Recently I have attended a Requiem Mass for a woman who died of a cancer. She gave most of her life to educating children in Catholic schools. Among symbols placed on her coffin was a picture of her favourite prayer, Prayer of St Francis: Make me a channel of your peace… The deceased was known for praying it a lot. She was also known for striving to live out this prayer, for putting it into practice. Delivering Words of Remembrance her daughter used a verse from the prayer to summarise the life of her mother: In giving we receive.
At this time of the year, when days becoming longer and warmer evoke in us an excitement of upcoming summer holidays, Christ Jesus stands in our midst to evoke in us an excitement of his return at the end of time. What is exciting about Jesus’ return? Our Blessed Lord gives us an inspiring and action prompting memory of the ten bridesmaids going to meet the bridegroom. This memory is different to our summer holidays memories because it is not our memory, it is Christ’s memory. It is not what we remember it is what he remembers. He opens his mind and heart to us, so that our minds and hearts could be filled with this memory of his return at the end of time.
Ten bridesmaids went to meet the bridegroom carrying their olive lamps. They are all women because they portray the Church which has a female identity in the Scriptures. They all have lit lamps like all of us in the Church have the transforming gift of our common Baptism, symbolised by our baptismal candles. There are ten of them because the Church is a community which goes together to meet her bridegroom, Jesus Christ. However the Church is not a crowd that carries people along even if they don’t want to. The Church is a community where people preserve and exercise their own responsibility. Our Blessed Lord put it in this way: ‘Five of them were foolish ones and five were sensible.’ The foolish ones were like the man from the parable about the talents, the man who kept what he was given but didn’t multiply it. The sensible bridesmaids brought some extra oil they got to keep the flame of their lamps going. The parable doesn’t tell us how they got the extra oil, this divine love, that sustains the flame of faith, so let us turn to another part of the Bible, to the Gospel of Luke where Jesus said: ‘Give, and you will receive.’ That’s what St Francis treasured: ‘In giving we receive.’ It is not giving something. It is giving yourself following the example of Jesus who gave himself for us and for our salvation.

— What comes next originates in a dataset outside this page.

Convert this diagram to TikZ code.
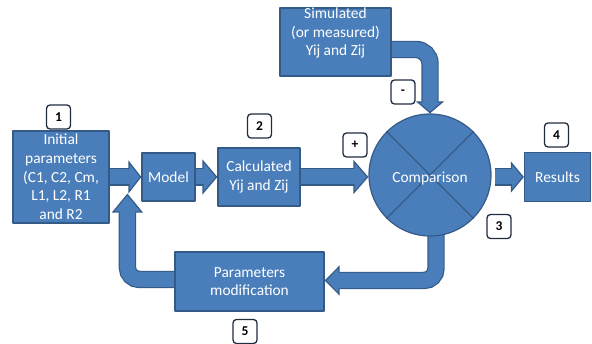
\documentclass[tikz,border=0pt]{standalone}
\usepackage{fontspec}
\setmainfont{Carlito}
\usepackage{tikz}
\usetikzlibrary{arrows.meta,calc,backgrounds}

\definecolor{boxblue}{RGB}{74,126,187}
\definecolor{boxline}{RGB}{52,90,136}
\definecolor{tagline}{RGB}{32,44,64}

\begin{document}
\begin{tikzpicture}[x=1pt,y=-1pt,line join=round,
  blk/.style={draw=boxline,fill=boxblue,line width=1.2pt,text=white,align=center,inner sep=0pt,font=\fontsize{15.4}{18.7}\selectfont},
  txt/.style={text=white,align=center,inner sep=0pt,font=\fontsize{15.4}{18.7}\selectfont},
  tag/.style={draw=tagline,fill=white,rounded corners=3.5pt,line width=1.3pt,minimum width=24pt,minimum height=24pt,inner sep=0pt,font=\bfseries\fontsize{13.5}{15}\selectfont},
  flow/.style 2 args={draw=boxblue,line width=15pt,shorten >=#1-2.5pt,
    preaction={draw=boxline,line width=17.4pt,shorten >=0pt,-{Triangle[length=#1,width=#2,fill=boxblue,line width=1.2pt]}}}]
  \useasboundingbox (0,0) rectangle (592,344);

  \node[blk,minimum width=96pt,minimum height=92pt] (init) at (61,177) {Initial\\parameters\\(C1, C2, Cm,\\L1, L2, R1\\and R2};
  \node[blk,minimum width=53pt,minimum height=48pt] (model) at (168.5,177) {Model};
  \node[blk,minimum width=82pt,minimum height=58pt] (calc) at (259,177) {Calculated\\Yij and Zij};
  \node[blk,circle,minimum size=122pt] (comp) at (430,175) {};
  \draw[boxline,line width=1.2pt] (comp.45) -- (comp.225);
  \draw[boxline,line width=1.2pt] (comp.135) -- (comp.315);
  \node[txt] (comptxt) at ($(comp.center)+(0,3)$) {Comparison};
  \node[blk,minimum width=66pt,minimum height=49pt] (results) at (557.5,177) {Results};
  \node[blk,minimum width=111pt,minimum height=68pt] (sim) at (335.5,42) {};
  \node[txt] (simtxt) at ($(sim.center)+(0,-9)$) {Simulated\\(or measured)\\Yij and Zij};
  \node[blk,minimum width=149pt,minimum height=59pt] (params) at (249.5,281.5) {Parameters\\modification};
  \coordinate (fb) at ($(model.south west)+(-14,-8)$);

  \begin{scope}[on background layer]
    \draw[flow={13pt}{33pt}] (init.east |- model.west) -- (model.west);
    \draw[flow={15pt}{35pt}] (model.east) -- (calc.west);
    \draw[flow={15pt}{34pt}] (calc.east) -- (calc.east -| comp.west);
    \draw[flow={13pt}{31pt}] ($(comp.east |- results.west)+(3,0)$) -- (results.west);
    \draw[flow={12pt}{28pt},rounded corners=14pt] ($(sim.east)+(-2,7.5)$) -| (comp.north);
    \draw[flow={15pt}{30pt},rounded corners=12pt] ($(comp.south)+(6,-4)$) |- ($(params.east)+(0,-1)$);
    \draw[flow={19pt}{31pt},rounded corners=12pt] ($(params.west)+(2,-2)$) -| (fb);
  \end{scope}

  \node[tag] (t1) at (58.5,117) {1};
  \node[tag] (t2) at (259.5,126) {2};
  \node[tag] (tplus) at (355,145) {+};
  \node[tag] (tminus) at (403,92) {-};
  \node[tag] (t3) at (499,226.5) {3};
  \node[tag] (t4) at (556.5,135) {4};
  \node[tag] (t5) at (245,331.5) {5};
\end{tikzpicture}
\end{document}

Let us make this memory Jesus has given us today ours. Let us also pray with the Psalmist: ‘O God, you are my God, for you I long, for you my soul is thirsting. My body pines for you like a dry, weary land without water.’ A dry land waits for water to become alive and fruitful for birds and animals, and for people as well. I pray so that all of us can be generous in giving of who we are to God and others, even before we give what we have. Then when, with our fellow believers, we stand before our heavenly Lord Jesus Christ, he may look at us and say: ‘The life you have lived can be summarised in these words: ‘In giving we receive.’ Enter to the Kingdom of my and your Father.